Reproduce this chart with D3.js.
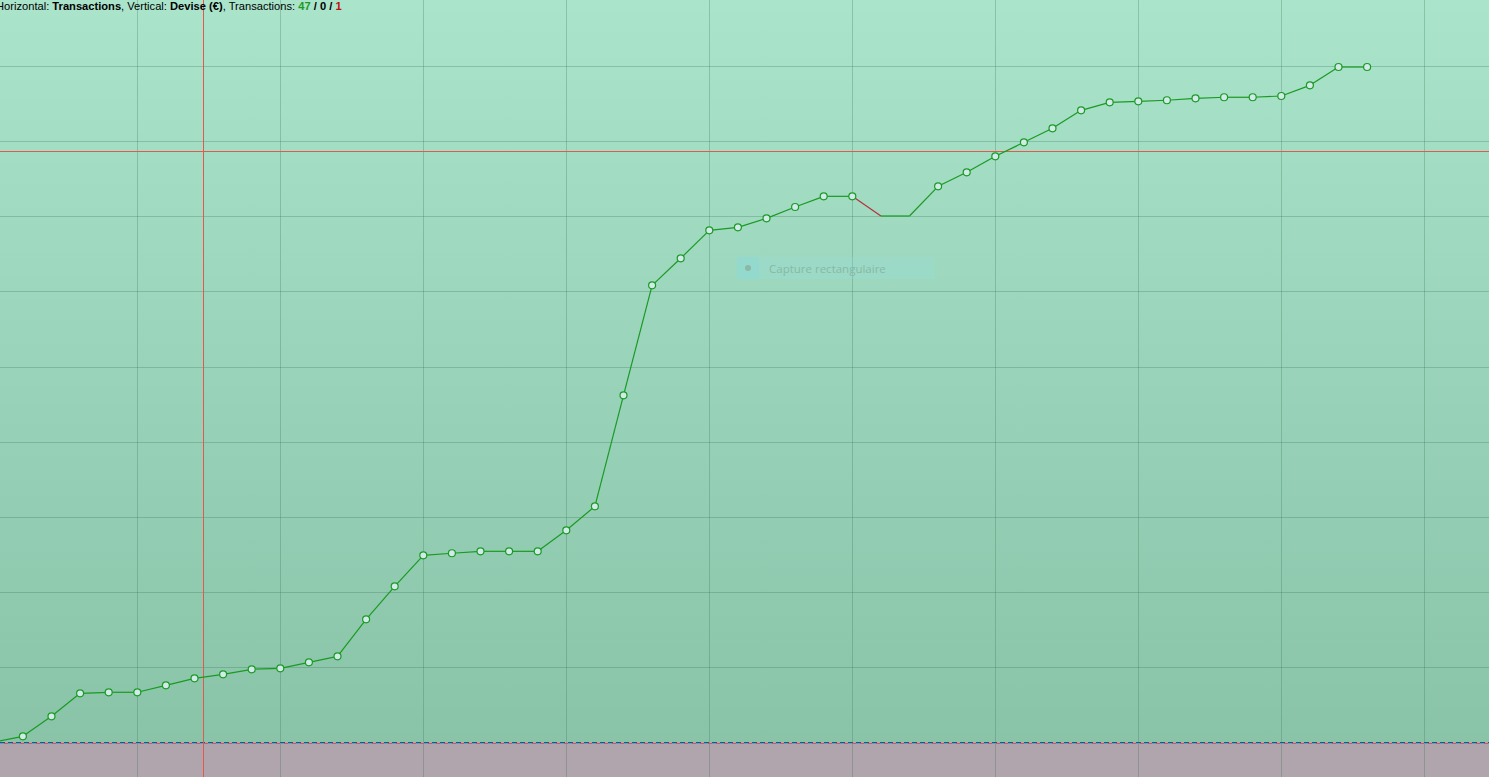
<!DOCTYPE html>
<html>
<head>
<meta charset="utf-8">
<script src="https://cdn.jsdelivr.net/npm/d3@7"></script>
<style>
html,body{margin:0;padding:0;overflow:hidden;background:#b0a4ad;}
svg{display:block;}
</style>
</head>
<body>
<svg id="chart" width="1489" height="777"></svg>
<script>
// ---- data ----
const transactions = d3.range(0, 49);
const balance = [0, 76, 342, 648, 662, 662, 755, 848, 901, 968,
  981, 1061, 1141, 1634, 2073, 2486, 2513, 2539, 2539, 2539,
  2819, 3138, 4616, 6081, 6441, 6813, 6853, 6973, 7124, 7266,
  7266, 7004, 7004, 7399, 7586, 7799, 7985, 8172, 8411, 8518,
  8531, 8545, 8571, 8585, 8585, 8602, 8744, 8988, 8988];
const noMarker = [0, 31, 32];
const xTicks = [5, 10, 15, 20, 25, 30, 35, 40, 45, 50];
const yTicks = [1000, 2000, 3000, 4000, 5000, 6000, 7000, 8000, 9000];
const crossX = 7.3, crossY = 7866;
const counts = {pos: 47, zero: 0, neg: 1};

const W = 1489, H = 777;
const svg = d3.select("#chart");
const x = d3.scaleLinear().domain([0, 48]).range([-5.7, 1367.1]);
const y = d3.scaleLinear().domain([0, 1000]).range([742, 666.9]);

const defs = svg.append("defs");
const grad = defs.append("linearGradient").attr("id", "bg").attr("x1", 0).attr("x2", 0).attr("y1", 0).attr("y2", 1);
grad.append("stop").attr("offset", "0%").attr("stop-color", "#a9e4cb");
grad.append("stop").attr("offset", "100%").attr("stop-color", "#89c4a9");

svg.append("rect").attr("x", 0).attr("y", 0).attr("width", W).attr("height", y(0)).attr("fill", "url(#bg)");
svg.append("rect").attr("x", 0).attr("y", y(0)).attr("width", W).attr("height", H - y(0)).attr("fill", "#b0a4ad");

// grid
const grid = svg.append("g").attr("stroke", "rgba(50,110,80,0.28)").attr("stroke-width", 1);
grid.selectAll("line.v").data(xTicks).join("line")
  .attr("x1", d => Math.round(x(d)) + 0.5).attr("x2", d => Math.round(x(d)) + 0.5)
  .attr("y1", 0).attr("y2", H);
grid.selectAll("line.h").data(yTicks).join("line")
  .attr("y1", d => Math.round(y(d)) + 0.5).attr("y2", d => Math.round(y(d)) + 0.5)
  .attr("x1", 0).attr("x2", W);

// baseline
const by = Math.round(y(0)) + 0.5;
svg.append("line").attr("x1", 0).attr("x2", W).attr("y1", by + 1).attr("y2", by + 1)
  .attr("stroke", "#5fb64f").attr("stroke-width", 1).attr("stroke-dasharray", "4,4");
svg.append("line").attr("x1", 0).attr("x2", W).attr("y1", by + 1).attr("y2", by + 1)
  .attr("stroke", "#c86050").attr("stroke-width", 1).attr("stroke-dasharray", "4,4").attr("stroke-dashoffset", 4);
svg.append("line").attr("x1", 0).attr("x2", W).attr("y1", by).attr("y2", by)
  .attr("stroke", "#2a3cf0").attr("stroke-width", 1).attr("stroke-dasharray", "5,3");

// crosshair
svg.append("line").attr("x1", Math.round(x(crossX)) + 0.5).attr("x2", Math.round(x(crossX)) + 0.5)
  .attr("y1", 0).attr("y2", H).attr("stroke", "#e35a4c").attr("stroke-width", 1);
svg.append("line").attr("y1", Math.round(y(crossY)) + 0.5).attr("y2", Math.round(y(crossY)) + 0.5)
  .attr("x1", 0).attr("x2", W).attr("stroke", "#e35a4c").attr("stroke-width", 1);

// segments
const segs = d3.range(1, balance.length).map(i => ({a: i - 1, b: i, d: balance[i] - balance[i - 1]}));
svg.append("g").selectAll("line").data(segs).join("line")
  .attr("x1", d => x(transactions[d.a])).attr("y1", d => y(balance[d.a]))
  .attr("x2", d => x(transactions[d.b])).attr("y2", d => y(balance[d.b]))
  .attr("stroke", d => d.d < 0 ? "#b8303a" : "#1a9a22")
  .attr("stroke-width", 1.2);

// markers
svg.append("g").selectAll("circle").data(transactions.filter(i => !noMarker.includes(i))).join("circle")
  .attr("cx", i => x(i)).attr("cy", i => y(balance[i])).attr("r", 3.5)
  .attr("fill", "#d2eaea").attr("stroke", "#1a9a22").attr("stroke-width", 1.2);

// overlay tooltip
const ov = svg.append("g");
ov.append("rect").attr("x", 737).attr("y", 257).attr("width", 198).attr("height", 22).attr("fill", "rgba(150,225,225,0.25)");
ov.append("rect").attr("x", 737).attr("y", 257).attr("width", 22).attr("height", 22).attr("fill", "rgba(140,215,215,0.45)");
ov.append("circle").attr("cx", 748).attr("cy", 268).attr("r", 3).attr("fill", "#8cb8a4");
ov.append("text").attr("x", 769).attr("y", 272.5).attr("font-family", "'Open Sans', 'Noto Sans', sans-serif")
  .attr("font-size", "11.5px").attr("fill", "#88b8a4").text("Capture rectangulaire");

// header text
const t = svg.append("text").attr("x", -4).attr("y", 10).attr("font-family", "'Liberation Sans', Arial, sans-serif")
  .attr("font-size", "11.15px").attr("fill", "#000");
t.append("tspan").text("Horizontal: ");
t.append("tspan").attr("font-weight", "bold").text("Transactions");
t.append("tspan").text(", Vertical: ");
t.append("tspan").attr("font-weight", "bold").text("Devise (€)");
t.append("tspan").text(", Transactions: ");
t.append("tspan").attr("font-weight", "bold").attr("fill", "#1f9a1f").text(String(counts.pos));
t.append("tspan").attr("font-weight", "bold").text(" / " + counts.zero + " / ");
t.append("tspan").attr("font-weight", "bold").attr("fill", "#c01010").text(String(counts.neg));
</script>
</body>
</html>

────

Which lines contain "chart"? Show each of them.

Reproduce this chart with D3.js.
<svg id="chart" width="1489" height="777"></svg>
const svg = d3.select("#chart");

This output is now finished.